I am struggling to come up with an example of that from my experience. I can think of examples that seem tangentially related to this but don’t seem to be quite the same.
I understand that what a person sees in an image is at least as much about the viewer as the image itself. I believe that is part of the theory behind Rorschach testing. But naming an image doesn’t necessarily ascribe feelings or attitudes to it. Is this empathy as defined above? I don’t think so.
Picasso’s Guernica is an image that always affects me on an emotional level. Since I don’t actually know what PP was thinking so I suppose I could be ascribing my own horror of war to the image but I am confident this was part of his message. Is it ’empathy’ that I am open to being affected by it? I don’t think the feelings and attitudes I experience are ascribed by me. I think the artist expressed them.
Another image I always find haunting is Hopper’s Nighthawks. There is a loneliness in this image that is palpable. That seems to come closer to the definition above but it still fails for me. If the artist meant to convey a feeling and succeeds then I don’t think it is accurate to say the emotion was ascribed by the viewer.
Many years ago I sought the services of a psychiatrist.
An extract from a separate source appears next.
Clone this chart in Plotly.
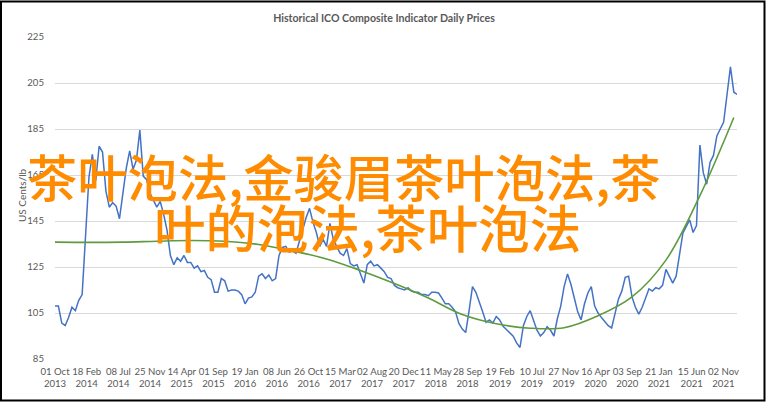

Early in our relationship she asked me to bring in a photo of myself as a child. Seeing the photo, she observed that there seemed to be some sadness in my eyes in the picture and wondered if I recalled what that might have been about. Much later in the process I asked her about that exercise and she explained that she could just as easily ascribed some other emotion to the picture. The goal was to provoke talk about emotions. (Manipulative but effective.) That experience seems still closer to the definition above than the other examples but the emotions ascribed weren’t my own….or even necessarily her’s.
I recently posted a photo of my mother as a child. I have always thought that picture had a lot of emotional content (making it a good portrait) but I know the emotions it evokes in me are not necessarily the ones she was feeling. Maybe that is the closest of these examples but it still seems removed somehow.
Additional consideration is called for.